Task to complete » Each line that contains the string "this" counts once; report how many such lines appear in the data, as a number only.

Rows »
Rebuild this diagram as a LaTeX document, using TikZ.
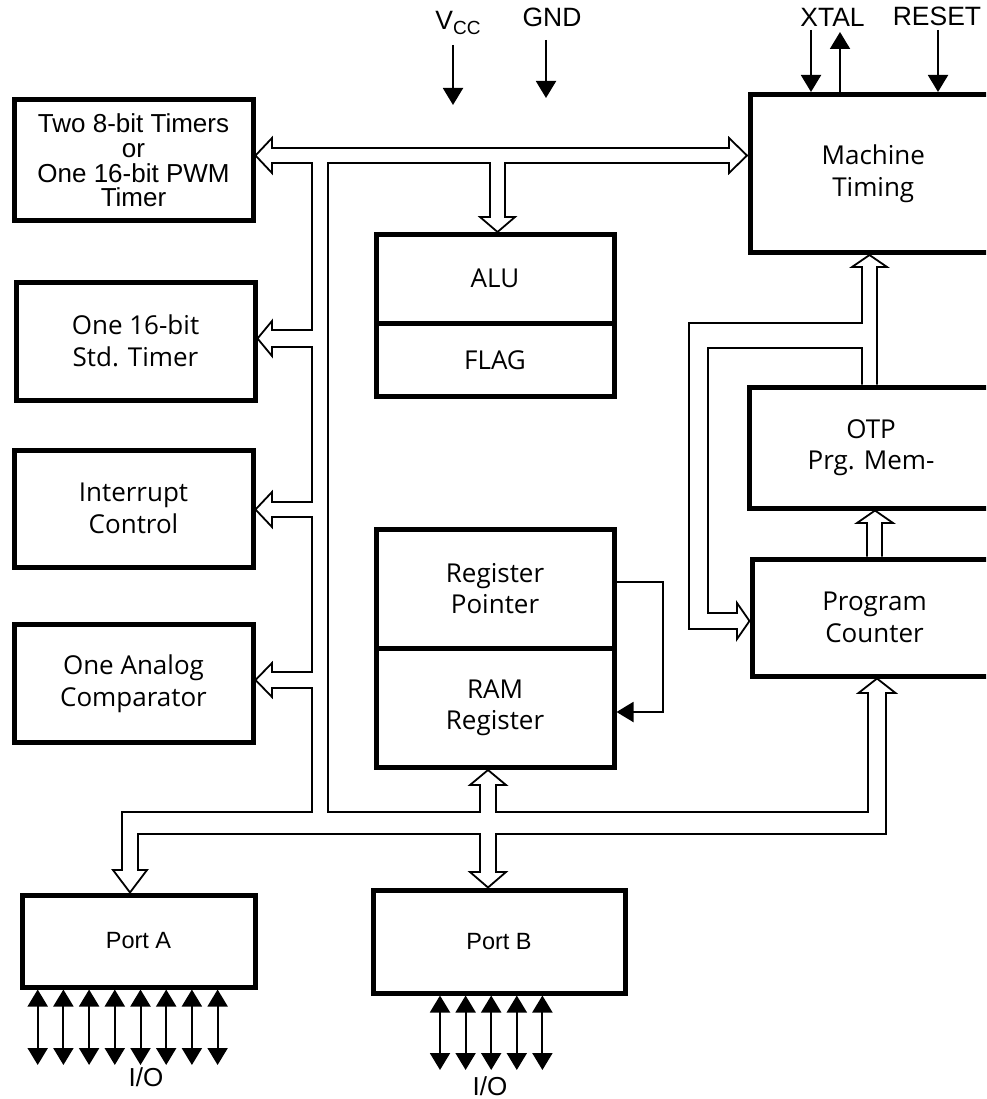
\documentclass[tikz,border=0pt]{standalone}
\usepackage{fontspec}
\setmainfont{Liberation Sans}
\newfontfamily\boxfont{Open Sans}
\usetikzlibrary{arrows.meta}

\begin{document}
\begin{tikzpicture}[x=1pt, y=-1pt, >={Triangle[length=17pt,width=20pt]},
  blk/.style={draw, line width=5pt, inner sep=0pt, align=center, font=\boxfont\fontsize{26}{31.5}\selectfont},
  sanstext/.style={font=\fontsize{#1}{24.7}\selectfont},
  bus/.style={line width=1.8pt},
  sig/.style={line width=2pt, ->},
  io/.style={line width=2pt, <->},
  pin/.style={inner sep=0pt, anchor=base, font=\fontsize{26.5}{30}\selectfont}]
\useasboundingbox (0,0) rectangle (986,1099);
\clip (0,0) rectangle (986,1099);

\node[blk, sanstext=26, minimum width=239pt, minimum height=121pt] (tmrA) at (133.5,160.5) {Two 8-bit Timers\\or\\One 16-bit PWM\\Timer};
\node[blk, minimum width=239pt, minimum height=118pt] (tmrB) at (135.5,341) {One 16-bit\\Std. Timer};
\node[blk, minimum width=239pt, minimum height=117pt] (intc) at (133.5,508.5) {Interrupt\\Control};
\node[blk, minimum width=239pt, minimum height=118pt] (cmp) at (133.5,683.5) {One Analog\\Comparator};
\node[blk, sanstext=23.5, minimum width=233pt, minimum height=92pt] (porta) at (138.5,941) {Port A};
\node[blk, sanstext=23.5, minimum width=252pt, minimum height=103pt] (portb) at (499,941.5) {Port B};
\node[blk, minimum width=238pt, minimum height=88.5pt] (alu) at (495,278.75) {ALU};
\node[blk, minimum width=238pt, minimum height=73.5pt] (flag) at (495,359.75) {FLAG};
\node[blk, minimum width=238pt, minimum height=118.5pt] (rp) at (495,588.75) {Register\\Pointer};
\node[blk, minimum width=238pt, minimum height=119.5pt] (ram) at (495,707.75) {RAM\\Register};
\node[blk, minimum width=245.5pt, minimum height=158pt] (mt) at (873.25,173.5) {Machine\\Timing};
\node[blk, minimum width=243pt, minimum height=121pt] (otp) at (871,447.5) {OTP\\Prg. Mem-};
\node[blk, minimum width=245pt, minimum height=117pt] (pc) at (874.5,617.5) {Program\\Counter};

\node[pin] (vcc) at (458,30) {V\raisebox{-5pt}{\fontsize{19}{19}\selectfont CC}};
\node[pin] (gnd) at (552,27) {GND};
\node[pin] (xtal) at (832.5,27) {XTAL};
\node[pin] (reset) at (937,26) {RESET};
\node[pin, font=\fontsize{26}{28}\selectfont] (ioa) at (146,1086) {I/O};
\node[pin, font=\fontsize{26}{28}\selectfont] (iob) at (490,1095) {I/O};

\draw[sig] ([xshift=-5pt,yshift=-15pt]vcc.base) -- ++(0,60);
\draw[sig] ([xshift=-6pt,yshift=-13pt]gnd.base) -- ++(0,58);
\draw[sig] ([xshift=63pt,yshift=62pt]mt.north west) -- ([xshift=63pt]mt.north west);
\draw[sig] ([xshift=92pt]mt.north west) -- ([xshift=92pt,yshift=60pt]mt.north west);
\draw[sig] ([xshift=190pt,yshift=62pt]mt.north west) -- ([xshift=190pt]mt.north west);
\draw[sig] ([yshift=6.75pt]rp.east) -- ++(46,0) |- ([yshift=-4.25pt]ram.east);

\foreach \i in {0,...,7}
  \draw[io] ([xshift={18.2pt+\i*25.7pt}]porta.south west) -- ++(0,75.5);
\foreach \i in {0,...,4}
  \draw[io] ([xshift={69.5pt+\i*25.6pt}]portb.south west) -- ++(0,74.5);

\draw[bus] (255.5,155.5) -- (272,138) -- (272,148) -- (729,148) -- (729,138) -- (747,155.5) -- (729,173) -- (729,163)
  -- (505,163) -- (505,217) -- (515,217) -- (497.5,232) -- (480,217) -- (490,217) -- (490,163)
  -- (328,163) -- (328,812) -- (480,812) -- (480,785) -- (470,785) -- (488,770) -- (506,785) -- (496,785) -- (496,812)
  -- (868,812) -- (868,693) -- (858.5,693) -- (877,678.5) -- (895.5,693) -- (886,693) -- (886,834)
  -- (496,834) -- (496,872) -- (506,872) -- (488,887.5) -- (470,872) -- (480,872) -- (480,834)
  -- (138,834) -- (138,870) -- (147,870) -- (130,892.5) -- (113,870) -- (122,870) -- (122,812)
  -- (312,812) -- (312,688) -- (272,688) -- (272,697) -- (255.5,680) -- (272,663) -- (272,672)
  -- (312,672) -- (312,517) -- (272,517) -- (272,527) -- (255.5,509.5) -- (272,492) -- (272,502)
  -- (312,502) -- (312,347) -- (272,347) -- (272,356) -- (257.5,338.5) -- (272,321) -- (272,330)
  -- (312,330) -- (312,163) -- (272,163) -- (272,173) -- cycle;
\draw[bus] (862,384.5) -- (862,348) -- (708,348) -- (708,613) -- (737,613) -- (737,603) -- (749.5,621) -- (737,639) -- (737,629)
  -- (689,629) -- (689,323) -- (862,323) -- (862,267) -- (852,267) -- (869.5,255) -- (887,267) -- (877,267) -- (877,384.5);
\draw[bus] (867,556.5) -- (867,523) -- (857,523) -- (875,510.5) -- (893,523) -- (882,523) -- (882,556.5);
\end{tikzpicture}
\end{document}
==
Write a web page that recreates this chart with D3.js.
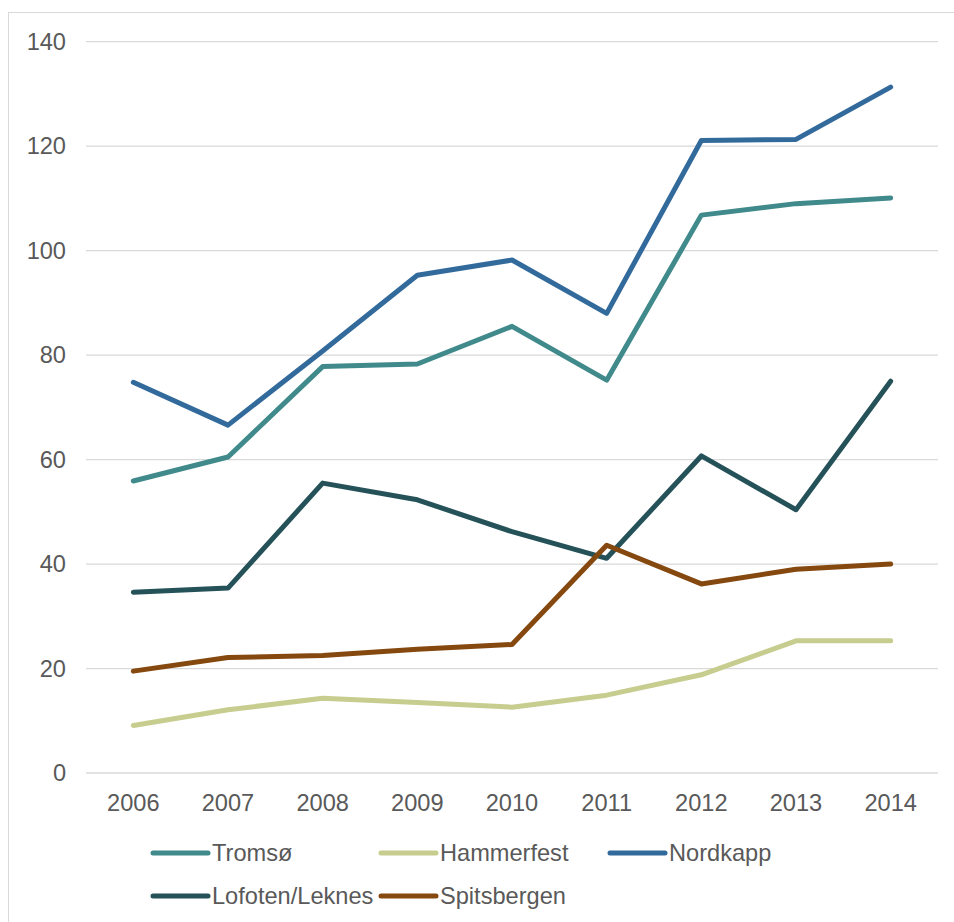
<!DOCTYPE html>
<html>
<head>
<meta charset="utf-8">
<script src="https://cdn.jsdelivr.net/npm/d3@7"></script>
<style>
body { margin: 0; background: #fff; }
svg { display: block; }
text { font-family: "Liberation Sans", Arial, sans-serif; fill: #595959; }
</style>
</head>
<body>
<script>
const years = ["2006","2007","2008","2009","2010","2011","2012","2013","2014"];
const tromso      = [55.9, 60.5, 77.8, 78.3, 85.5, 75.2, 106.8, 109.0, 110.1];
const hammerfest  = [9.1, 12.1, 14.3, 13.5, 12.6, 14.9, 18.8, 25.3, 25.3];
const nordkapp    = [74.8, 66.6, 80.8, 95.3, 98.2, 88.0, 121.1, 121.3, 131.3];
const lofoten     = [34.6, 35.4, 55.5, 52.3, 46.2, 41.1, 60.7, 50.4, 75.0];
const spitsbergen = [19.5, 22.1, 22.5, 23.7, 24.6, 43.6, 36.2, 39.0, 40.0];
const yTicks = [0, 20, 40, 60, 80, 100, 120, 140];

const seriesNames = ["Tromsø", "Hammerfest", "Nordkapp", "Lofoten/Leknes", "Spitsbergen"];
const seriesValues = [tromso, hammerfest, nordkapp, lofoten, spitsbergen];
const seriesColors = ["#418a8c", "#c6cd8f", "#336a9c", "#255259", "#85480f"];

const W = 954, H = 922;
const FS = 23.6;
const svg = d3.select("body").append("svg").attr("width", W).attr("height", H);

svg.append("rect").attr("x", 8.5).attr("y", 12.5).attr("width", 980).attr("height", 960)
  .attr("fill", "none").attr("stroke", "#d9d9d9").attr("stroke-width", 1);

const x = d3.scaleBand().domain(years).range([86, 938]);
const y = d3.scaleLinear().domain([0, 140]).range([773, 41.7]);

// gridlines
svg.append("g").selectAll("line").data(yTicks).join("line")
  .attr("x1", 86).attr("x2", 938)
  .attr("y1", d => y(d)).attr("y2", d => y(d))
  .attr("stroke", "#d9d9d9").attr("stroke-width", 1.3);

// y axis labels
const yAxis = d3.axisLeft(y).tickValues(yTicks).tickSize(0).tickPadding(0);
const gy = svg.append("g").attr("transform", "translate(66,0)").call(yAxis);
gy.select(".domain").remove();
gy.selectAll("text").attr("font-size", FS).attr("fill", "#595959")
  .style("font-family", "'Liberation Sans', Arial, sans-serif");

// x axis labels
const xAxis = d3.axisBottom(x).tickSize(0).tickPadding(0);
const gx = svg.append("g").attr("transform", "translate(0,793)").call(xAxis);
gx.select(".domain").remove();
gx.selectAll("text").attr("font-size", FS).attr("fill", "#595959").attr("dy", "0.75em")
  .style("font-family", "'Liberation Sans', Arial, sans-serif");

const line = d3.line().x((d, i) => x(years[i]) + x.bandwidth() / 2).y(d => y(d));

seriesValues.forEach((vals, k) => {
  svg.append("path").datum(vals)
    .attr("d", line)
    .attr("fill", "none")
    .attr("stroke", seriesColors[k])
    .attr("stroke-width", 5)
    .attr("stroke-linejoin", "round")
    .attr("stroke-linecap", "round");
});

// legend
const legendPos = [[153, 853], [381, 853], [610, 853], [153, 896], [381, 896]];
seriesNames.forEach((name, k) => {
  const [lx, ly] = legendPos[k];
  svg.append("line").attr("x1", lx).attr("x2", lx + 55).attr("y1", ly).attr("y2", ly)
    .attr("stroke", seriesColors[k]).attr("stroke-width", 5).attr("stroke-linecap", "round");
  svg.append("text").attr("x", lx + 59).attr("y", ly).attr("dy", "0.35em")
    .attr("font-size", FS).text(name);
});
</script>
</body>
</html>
==
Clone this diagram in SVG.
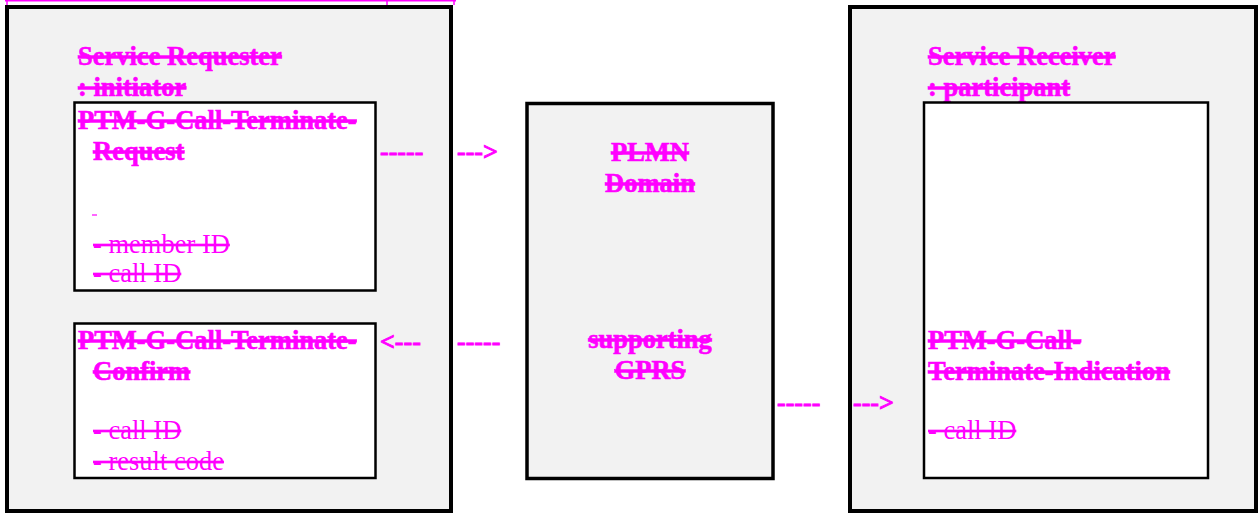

Exercise answer » 3